A venda da dívida é uma das principais sugestões de membros do Poder Judiciário para aumentar a receita.
O GOVERNADOR E O SECRETÁRIO DA FAZENDA FORAM CHAMADOS PARA UMA REUNIÃO COM A PRESIDENTE DILMA HOJE, EM BRASÍLIA, PARA TRATAR DA RENEGOCIAÇÃO DA DÍVIDA. SE A PROPOSTA FOR O ALONGAMENTO DO PRAZO POR 20 ANOS, SARTORI SEGUIRÁ BRIGANDO NA JUSTIÇA.
R$ 3 BILHÕES NA FOLHA
Apesar de o governo não ter concedido aumento salarial a nenhuma categoria, a folha de pagamento dos servidores inchou em R$ 3 bilhões de 2014 para 2015. Os motivos, segundo relatório da Secretaria da Fazenda, foram o crescimento vegetativo da despesa com pessoal e os reajustes da segurança pública e do magistério concedidos no governo Tarso.
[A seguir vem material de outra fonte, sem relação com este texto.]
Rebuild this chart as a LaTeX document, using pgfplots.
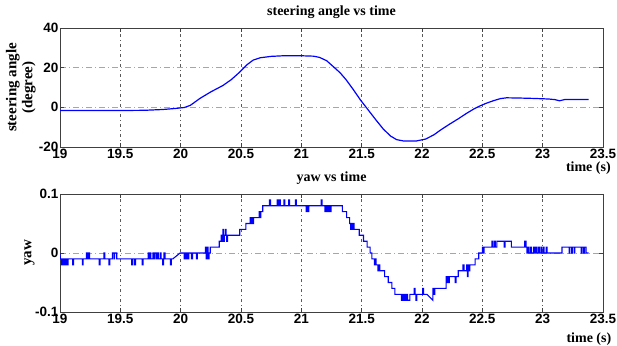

Em 2015, o governo gastou R$ 747 milhões com o pagamento de Requisições de Pequeno Valor (RPVs), R$ 25 milhões a mais do que em 2014.
BIOLCHI FICA NA CASA CIVIL
Em meio às especulações de que deixaria a Casa Civil para assumir seu mandato na Câmara dos Deputados, Márcio Biolchi conversou com o governador José Ivo Sartori e definiu que vai continuar no cargo.
Biolchi confirma que teve um atrito com os colegas Giovani Feltes e Carlos Búrigo, na segunda-feira, mas garante que o episódio está superado:
– Perguntei ao governador se ele gostaria que eu saísse, e ele disse que não. Vou continuar trabalhando.
O chefe da Casa Civil conversou com Feltes e com Búrigo antes de confirmar sua permanência no governo.
As divergências entre os secretários têm como pano de fundo a crise do Estado e a visão sobre nomeações de concursados em caráter excepcional. Com frequência, também há discordância em relação à velocidade e profundidade das reformas. A Biolchi, cabe negociar com a Assembleia e avaliar as chances de aprovação de propostas polêmicas.